Well, we’re all adults at this house, so it’d be too embarrassing to talk about the things that come out wrong here. But. . . a blast from the past that my family still refers to – when my brother was little, he had a “zebra’ shirt that was his favorite. He always wanted to wear his “breeza” shirt.
Fun hearing your story’s. And I love the small world view idea, that the only way they would know about an RV is through Field & Stream.
funny i just posted this on elizabethmaries site and then you ask about it 🙂
payton will be 13 and she still says, oni-gyun (onion) and I hope she always will. that’s the only one that for some reason sticks she has lots of them when she was little….and i could never bring myself to correct it and still can’t…. i hope i go to dinner at her house when she is grown and i hear her say, “hand me that oni-guyn mom” (she says it fast and runs it together like un-gyun) i love it, it’s the last “payton word” 😉
Oh, I LOVE these little funnies. 🙂 I think God knew we needed humor in our busy days of parenting! Days that can feel stressful until suddenly some little person says something so funny and all we can do is laugh and the stress melts away!
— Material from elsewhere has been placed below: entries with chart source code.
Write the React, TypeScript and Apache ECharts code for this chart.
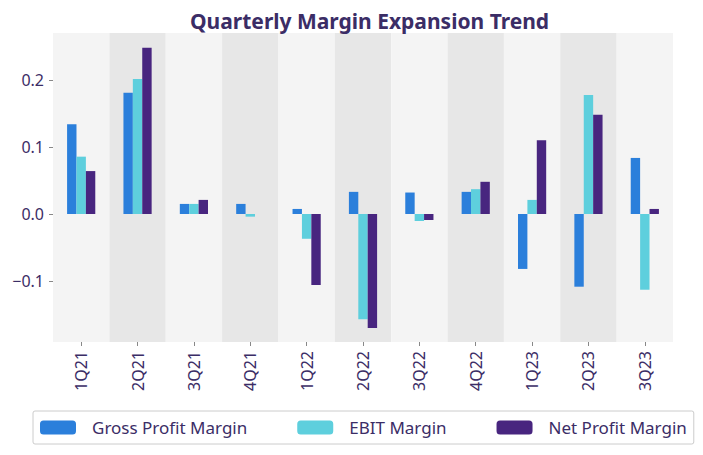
import React, { useEffect, useRef } from "react";
import * as echarts from "echarts";

const categories = ["1Q21", "2Q21", "3Q21", "4Q21", "1Q22", "2Q22", "3Q22", "4Q22", "1Q23", "2Q23", "3Q23"];
const grossProfitMargin = [0.134, 0.181, 0.015, 0.015, 0.0075, 0.033, 0.032, 0.033, -0.082, -0.1085, 0.0836];
const ebitMargin = [0.0855, 0.2015, 0.015, -0.004, -0.037, -0.157, -0.0105, 0.037, 0.021, 0.1776, -0.113];
const netProfitMargin = [0.064, 0.248, 0.021, 0.0, -0.106, -0.170, -0.009, 0.048, 0.110, 0.148, 0.0075];
const yTicks = [-0.1, 0.0, 0.1, 0.2];
const seriesNames = ["Gross Profit Margin", "EBIT Margin", "Net Profit Margin"];

const TEXT = "#3b2d66";
const FONT = "Noto Sans";

export default function App() {
  const ref = useRef<HTMLDivElement>(null);
  useEffect(() => {
    document.body.style.margin = "0";
    const chart = echarts.init(ref.current!, null, { renderer: "svg" });
    const bar = (name: string, data: number[], color: string) => ({
      name,
      type: "bar",
      data,
      barWidth: 9.4,
      barGap: "0%",
      itemStyle: { color },
    });
    chart.setOption({
      animation: false,
      textStyle: { fontFamily: FONT },
      title: {
        text: "Quarterly Margin Expansion Trend",
        left: 185,
        top: 5,
        textStyle: { color: TEXT, fontSize: 21, fontWeight: "bold", fontFamily: FONT },
      },
      grid: { left: 53, right: 30, top: 33, bottom: 113 },
      xAxis: {
        type: "category",
        data: categories,
        axisLine: { show: false, onZero: false },
        axisTick: { show: true, alignWithLabel: true, length: 4, lineStyle: { color: "#888" } },
        axisLabel: { rotate: 90, color: TEXT, fontSize: 16, margin: 9, fontFamily: FONT },
        splitArea: { show: true, areaStyle: { color: ["#f4f4f4", "#e7e7e7"] } },
        splitLine: { show: false },
      },
      yAxis: {
        type: "value",
        min: -0.191,
        max: 0.27,
        axisLine: { show: false },
        splitLine: { show: false },
        axisTick: { show: true, length: 4, customValues: yTicks, lineStyle: { color: "#888" } },
        axisLabel: {
          customValues: yTicks,
          color: TEXT,
          fontSize: 16,
          margin: 9,
          fontFamily: FONT,
          formatter: (v: number) => v.toFixed(1).replace("-", "\u2212"),
        },
      },
      legend: {
        top: 411,
        left: 33,
        itemWidth: 36,
        itemHeight: 14,
        itemGap: 50,
        padding: [8, 7, 8, 7],
        borderColor: "#cccccc",
        borderWidth: 1,
        borderRadius: 2,
        textStyle: { color: TEXT, fontSize: 17, fontFamily: FONT, padding: [0, 0, 0, 11] },
        data: seriesNames,
      },
      series: [
        bar(seriesNames[0], grossProfitMargin, "#2b7fdb"),
        bar(seriesNames[1], ebitMargin, "#5ecfdd"),
        bar(seriesNames[2], netProfitMargin, "#48257f"),
      ],
    });
    return () => chart.dispose();
  }, []);
  return <div ref={ref} style={{ width: 703, height: 455 }} />;
}
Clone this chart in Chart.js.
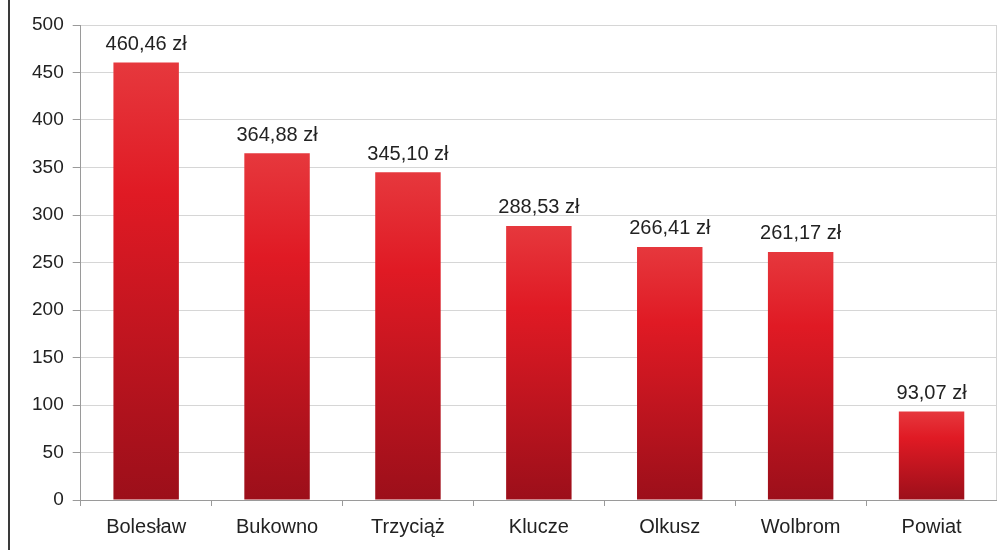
<!DOCTYPE html>
<html>
<head>
<meta charset="utf-8">
<script src="https://cdn.jsdelivr.net/npm/chart.js@4"></script>
<style>
    body { margin: 0; background: #fff; }
    #wrap { position: relative; width: 997px; height: 552px; }
    #frame { position: absolute; left: 8px; top: 0; width: 2px; height: 550px; background: #3a3a3a; }
    canvas { position: absolute; left: 0; top: 0; }
</style>
</head>
<body>
<div id="wrap">
    <canvas id="chart" width="997" height="552"></canvas>
    <div id="frame"></div>
</div>
<script>
const categories = ['Bolesław', 'Bukowno', 'Trzyciąż', 'Klucze', 'Olkusz', 'Wolbrom', 'Powiat'];
const values = [460.46, 364.88, 345.10, 288.53, 266.41, 261.17, 93.07];
const yTicks = [0, 50, 100, 150, 200, 250, 300, 350, 400, 450, 500];

function formatZl(v) {
    return v.toFixed(2).replace('.', ',') + ' zł';
}

function barGradient(context) {
    const chart = context.chart;
    const yScale = chart.scales.y;
    if (!yScale || context.raw === undefined) {
        return '#c8161f';
    }
    const top = yScale.getPixelForValue(context.raw);
    const bottom = yScale.getPixelForValue(0);
    if (!isFinite(top) || !isFinite(bottom) || top === bottom) {
        return '#c8161f';
    }
    const g = chart.ctx.createLinearGradient(0, top, 0, bottom);
    g.addColorStop(0, '#e6383d');
    g.addColorStop(0.3, '#e01a24');
    g.addColorStop(1, '#9c0f1a');
    return g;
}

const valueLabels = {
    id: 'valueLabels',
    afterDatasetsDraw(chart) {
        const ctx = chart.ctx;
        const meta = chart.getDatasetMeta(0);
        ctx.save();
        ctx.font = '20px "Liberation Sans", Arial, sans-serif';
        ctx.fillStyle = '#222';
        ctx.textAlign = 'center';
        ctx.textBaseline = 'middle';
        meta.data.forEach((bar, i) => {
            ctx.fillText(formatZl(values[i]), bar.x, bar.y - 18);
        });
        // light right edge of the plot area
        ctx.strokeStyle = '#d4d4d4';
        ctx.lineWidth = 1;
        ctx.beginPath();
        ctx.moveTo(chart.chartArea.right - 0.5, chart.chartArea.top);
        ctx.lineTo(chart.chartArea.right - 0.5, chart.chartArea.bottom);
        ctx.stroke();
        ctx.restore();
    }
};

const ctx = document.getElementById('chart').getContext('2d');
new Chart(ctx, {
    type: 'bar',
    data: {
        labels: categories,
        datasets: [{
            data: values,
            backgroundColor: barGradient,
            borderWidth: 0,
            categoryPercentage: 1,
            barPercentage: 0.5
        }]
    },
    options: {
        responsive: false,
        animation: false,
        layout: {
            padding: { top: 25, left: 23, right: 0, bottom: 4 }
        },
        scales: {
            x: {
                grid: {
                    display: true,
                    drawOnChartArea: false,
                    drawTicks: true,
                    tickLength: 6,
                    color: '#9a9a9a',
                    offset: true
                },
                border: { color: '#9a9a9a', width: 1 },
                ticks: {
                    color: '#222',
                    padding: 9,
                    font: { family: '"Liberation Sans", Arial, sans-serif', size: 20 }
                }
            },
            y: {
                min: 0,
                max: 500,
                afterBuildTicks(axis) {
                    axis.ticks = yTicks.map(v => ({ value: v }));
                },
                grid: {
                    color: '#d6d6d6',
                    tickLength: 8,
                    tickColor: '#9a9a9a'
                },
                border: { color: '#9a9a9a', width: 1 },
                ticks: {
                    color: '#222',
                    padding: 9,
                    font: { family: '"Liberation Sans", Arial, sans-serif', size: 19 }
                }
            }
        },
        plugins: {
            legend: { display: false },
            tooltip: { enabled: false }
        }
    },
    plugins: [valueLabels]
});
</script>
</body>
</html>
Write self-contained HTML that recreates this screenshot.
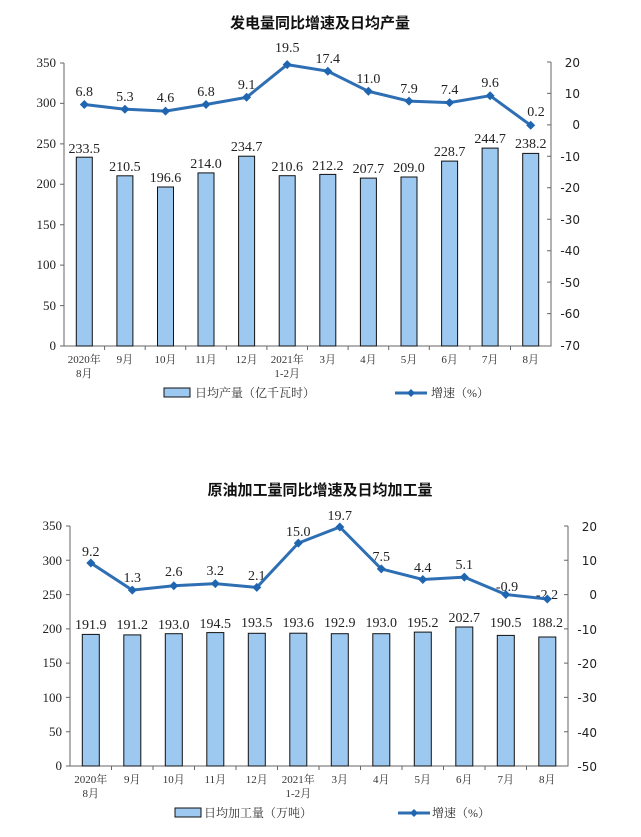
<!DOCTYPE html><html><head><meta charset="utf-8"><style>body{margin:0;background:#fff}svg{display:block}
.s{font-family:"Liberation Serif","Noto Serif CJK SC",serif;font-size:13px;fill:#222}
.t{font-family:"Liberation Sans","Noto Sans CJK SC",sans-serif;font-size:15px;font-weight:bold;fill:#111}
.r{font-family:"DejaVu Sans","Noto Sans CJK SC",sans-serif;font-size:12px;fill:#222}
.c{font-family:"Liberation Serif","Noto Serif CJK SC",serif;font-size:11px;fill:#333}
</style></head><body>
<svg width="641" height="837" viewBox="0 0 641 837">
<text class="t" x="320" y="28" text-anchor="middle">发电量同比增速及日均产量</text>
<g stroke="#666" fill="none"><path d="M64 63V346H551V62"/>
<path d="M64 63h-4M64 103.4h-4M64 143.9h-4M64 184.3h-4M64 224.7h-4M64 265.1h-4M64 305.6h-4M64 346h-4"/>
<path d="M551 62h-4M551 93.4h-4M551 124.9h-4M551 156.3h-4M551 187.8h-4M551 219.2h-4M551 250.7h-4M551 282.1h-4M551 313.6h-4M551 346h-4"/>
<path d="M104.6 346v4M145.2 346v4M185.7 346v4M226.3 346v4M266.9 346v4M307.5 346v4M348.1 346v4M388.7 346v4M429.3 346v4M469.9 346v4M510.5 346v4"/></g>
<g class="s" text-anchor="end"><text x="56" y="67">350</text><text x="56" y="107">300</text><text x="56" y="148">250</text><text x="56" y="188">200</text><text x="56" y="229">150</text><text x="56" y="269">100</text><text x="56" y="310">50</text><text x="56" y="350">0</text></g>
<g class="r" text-anchor="end"><text x="580" y="67">20</text><text x="580" y="98">10</text><text x="580" y="129">0</text><text x="580" y="161">-10</text><text x="580" y="192">-20</text><text x="580" y="224">-30</text><text x="580" y="255">-40</text><text x="580" y="287">-50</text><text x="580" y="318">-60</text><text x="580" y="350">-70</text></g>
<g fill="#9dc8f0" stroke="#111" stroke-width="1">
<rect x="76.3" y="157.2" width="16" height="188.8"/><rect x="116.9" y="175.8" width="16" height="170.2"/><rect x="157.5" y="187" width="16" height="159"/><rect x="198" y="172.9" width="16" height="173.1"/><rect x="238.6" y="156.2" width="16" height="189.8"/><rect x="279.2" y="175.7" width="16" height="170.3"/><rect x="319.8" y="174.4" width="16" height="171.6"/><rect x="360.4" y="178.1" width="16" height="167.9"/><rect x="401" y="177" width="16" height="169"/><rect x="441.6" y="161.1" width="16" height="184.9"/><rect x="482.1" y="148.1" width="16" height="197.9"/><rect x="522.7" y="153.4" width="16" height="192.6"/></g>
<g class="s" text-anchor="middle" style="font-size:14px"><text x="84.3" y="153">233.5</text><text x="124.9" y="171">210.5</text><text x="165.5" y="182">196.6</text><text x="206" y="168">214.0</text><text x="246.6" y="151">234.7</text><text x="287.2" y="171">210.6</text><text x="327.8" y="170">212.2</text><text x="368.4" y="173">207.7</text><text x="409" y="172">209.0</text><text x="449.6" y="156">228.7</text><text x="490.1" y="143">244.7</text><text x="530.7" y="148">238.2</text>
<text x="84.3" y="96">6.8</text><text x="124.9" y="101">5.3</text><text x="165.5" y="102">4.6</text><text x="206" y="96">6.8</text><text x="246.6" y="89">9.1</text><text x="287.2" y="52">19.5</text><text x="327.8" y="63">17.4</text><text x="368.4" y="83">11.0</text><text x="409" y="93">7.9</text><text x="449.6" y="94">7.4</text><text x="490.1" y="87">9.6</text><text x="536" y="116">0.2</text></g>
<polyline fill="none" stroke="#2e6fb4" stroke-width="3" points="84.3,104.5 124.9,109.2 165.5,111.1 206,104.5 246.6,97.3 287.2,64.6 327.8,71.2 368.4,91.3 409,101.1 449.6,102.6 490.1,95.7 530.7,125.3"/>
<g fill="#2065b0"><path d="M84.3 100l4.5 4.5-4.5 4.5-4.5-4.5z"/><path d="M124.9 104.7l4.5 4.5-4.5 4.5-4.5-4.5z"/><path d="M165.5 106.6l4.5 4.5-4.5 4.5-4.5-4.5z"/><path d="M206 100l4.5 4.5-4.5 4.5-4.5-4.5z"/><path d="M246.6 92.8l4.5 4.5-4.5 4.5-4.5-4.5z"/><path d="M287.2 60.1l4.5 4.5-4.5 4.5-4.5-4.5z"/><path d="M327.8 66.7l4.5 4.5-4.5 4.5-4.5-4.5z"/><path d="M368.4 86.8l4.5 4.5-4.5 4.5-4.5-4.5z"/><path d="M409 96.6l4.5 4.5-4.5 4.5-4.5-4.5z"/><path d="M449.6 98.1l4.5 4.5-4.5 4.5-4.5-4.5z"/><path d="M490.1 91.2l4.5 4.5-4.5 4.5-4.5-4.5z"/><path d="M530.7 120.8l4.5 4.5-4.5 4.5-4.5-4.5z"/></g>
<g class="c" text-anchor="middle"><text x="84.3" y="363">2020年</text><text x="84.3" y="377">8月</text><text x="124.9" y="363">9月</text><text x="165.5" y="363">10月</text><text x="206" y="363">11月</text><text x="246.6" y="363">12月</text><text x="287.2" y="363">2021年</text><text x="287.2" y="377">1-2月</text><text x="327.8" y="363">3月</text><text x="368.4" y="363">4月</text><text x="409" y="363">5月</text><text x="449.6" y="363">6月</text><text x="490.1" y="363">7月</text><text x="530.7" y="363">8月</text></g>
<rect x="164" y="388" width="26" height="9" fill="#9dc8f0" stroke="#111"/><text class="c" x="195" y="397" style="font-size:12px">日均产量（亿千瓦时）</text>
<path d="M395 393h32" stroke="#2e6fb4" stroke-width="3"/><path d="M411 389l4 4-4 4-4-4z" fill="#2065b0"/><text class="c" x="431" y="397" style="font-size:12px">增速（%）</text>

<text class="t" x="320" y="495" text-anchor="middle">原油加工量同比增速及日均加工量</text>
<g stroke="#666" fill="none"><path d="M70 526V766H568V526"/>
<path d="M70 526h-4M70 560.3h-4M70 594.6h-4M70 628.9h-4M70 663.1h-4M70 697.4h-4M70 731.7h-4M70 766h-4"/>
<path d="M568 526h-4M568 560.3h-4M568 594.6h-4M568 628.9h-4M568 663.1h-4M568 697.4h-4M568 731.7h-4M568 766h-4"/>
<path d="M111.5 766v4M153 766v4M194.5 766v4M236 766v4M277.5 766v4M319 766v4M360.5 766v4M402 766v4M443.5 766v4M485 766v4M526.5 766v4"/></g>
<g class="s" text-anchor="end"><text x="62" y="530">350</text><text x="62" y="565">300</text><text x="62" y="599">250</text><text x="62" y="633">200</text><text x="62" y="667">150</text><text x="62" y="702">100</text><text x="62" y="736">50</text><text x="62" y="770">0</text></g>
<g class="r" text-anchor="end"><text x="597" y="531">20</text><text x="597" y="565">10</text><text x="597" y="599">0</text><text x="597" y="634">-10</text><text x="597" y="668">-20</text><text x="597" y="702">-30</text><text x="597" y="737">-40</text><text x="597" y="771">-50</text></g>
<g fill="#9dc8f0" stroke="#111" stroke-width="1">
<rect x="82.3" y="634.4" width="17" height="131.6"/><rect x="123.8" y="634.9" width="17" height="131.1"/><rect x="165.3" y="633.7" width="17" height="132.3"/><rect x="206.8" y="632.6" width="17" height="133.4"/><rect x="248.3" y="633.3" width="17" height="132.7"/><rect x="289.8" y="633.2" width="17" height="132.8"/><rect x="331.3" y="633.7" width="17" height="132.3"/><rect x="372.8" y="633.7" width="17" height="132.3"/><rect x="414.3" y="632.1" width="17" height="133.9"/><rect x="455.8" y="627" width="17" height="139"/><rect x="497.3" y="635.4" width="17" height="130.6"/><rect x="538.8" y="637" width="17" height="129"/></g>
<g class="s" text-anchor="middle" style="font-size:14px"><text x="90.8" y="629">191.9</text><text x="132.3" y="629">191.2</text><text x="173.8" y="629">193.0</text><text x="215.3" y="628">194.5</text><text x="256.8" y="627">193.5</text><text x="298.3" y="627">193.6</text><text x="339.8" y="627">192.9</text><text x="381.3" y="627">193.0</text><text x="422.8" y="627">195.2</text><text x="464.3" y="622">202.7</text><text x="505.8" y="627">190.5</text><text x="547.3" y="627">188.2</text>
<text x="90.8" y="556">9.2</text><text x="132.3" y="582">1.3</text><text x="173.8" y="576">2.6</text><text x="215.3" y="575">3.2</text><text x="256.8" y="580">2.1</text><text x="298.3" y="536">15.0</text><text x="339.8" y="520">19.7</text><text x="381.3" y="561">7.5</text><text x="422.8" y="572">4.4</text><text x="464.3" y="569">5.1</text><text x="507" y="591">-0.9</text><text x="547" y="599">-2.2</text></g>
<polyline fill="none" stroke="#2e6fb4" stroke-width="3" points="90.8,563 132.3,590.1 173.8,585.7 215.3,583.6 256.8,587.4 298.3,543.1 339.8,527 381.3,568.9 422.8,579.5 464.3,577.1 505.8,594.5 547.3,599"/>
<g fill="#2065b0"><path d="M90.8 558.5l4.5 4.5-4.5 4.5-4.5-4.5z"/><path d="M132.3 585.6l4.5 4.5-4.5 4.5-4.5-4.5z"/><path d="M173.8 581.2l4.5 4.5-4.5 4.5-4.5-4.5z"/><path d="M215.3 579.1l4.5 4.5-4.5 4.5-4.5-4.5z"/><path d="M256.8 582.9l4.5 4.5-4.5 4.5-4.5-4.5z"/><path d="M298.3 538.6l4.5 4.5-4.5 4.5-4.5-4.5z"/><path d="M339.8 522.5l4.5 4.5-4.5 4.5-4.5-4.5z"/><path d="M381.3 564.4l4.5 4.5-4.5 4.5-4.5-4.5z"/><path d="M422.8 575l4.5 4.5-4.5 4.5-4.5-4.5z"/><path d="M464.3 572.6l4.5 4.5-4.5 4.5-4.5-4.5z"/><path d="M505.8 590l4.5 4.5-4.5 4.5-4.5-4.5z"/><path d="M547.3 594.5l4.5 4.5-4.5 4.5-4.5-4.5z"/></g>
<g class="c" text-anchor="middle"><text x="90.8" y="783">2020年</text><text x="90.8" y="797">8月</text><text x="132.3" y="783">9月</text><text x="173.8" y="783">10月</text><text x="215.3" y="783">11月</text><text x="256.8" y="783">12月</text><text x="298.3" y="783">2021年</text><text x="298.3" y="797">1-2月</text><text x="339.8" y="783">3月</text><text x="381.3" y="783">4月</text><text x="422.8" y="783">5月</text><text x="464.3" y="783">6月</text><text x="505.8" y="783">7月</text><text x="547.3" y="783">8月</text></g>
<rect x="175" y="808" width="26" height="9" fill="#9dc8f0" stroke="#111"/><text class="c" x="204" y="817" style="font-size:12px">日均加工量（万吨）</text>
<path d="M398 813h32" stroke="#2e6fb4" stroke-width="3"/><path d="M414 809l4 4-4 4-4-4z" fill="#2065b0"/><text class="c" x="432" y="817" style="font-size:12px">增速（%）</text>
</svg></body></html>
Ben and I laugh at the little things that come out funny from the girls all the time. And I just don’t even want to correct them, because they are too adorable! Zoe has been articulate fairly early, except with a little lisp until she was about 2. But she still says things like “pah-na-toe” for tomato, and for the life of her cannot say it correctly! But I love her little mix-up and hope she’ll keep it for a long time! Olivia’s little funnies are saying things that are too grown up for a little type to say. Like, “Oh. My. Word.” with all the dramatic haltings and voice inflections. And “dank you very much!” in a very grown-up sounding voice.
Thanks for sharing the cute conversations at your house. 🙂 Preston (6) says topato for potato. And instead of saying I’m just teasing you, they say “I’m just fussing you”. And I know there are many more words that the children say “wrong” but they’re not coming to mind right now.
A couple years ago Preston hurt his finger & he came & told me that his finger had the hiccups. I guess it was throbbing. 🙂
When Preston was 3, Larissa (2) & him were playing in the kitchen while I was cooking & Larissa passed gas and Preston said “excuse me, Larissa’s bottom beeped”. I laughed so hard I cried cause he was so serious when he said it. Guess it is a polite way of saying it.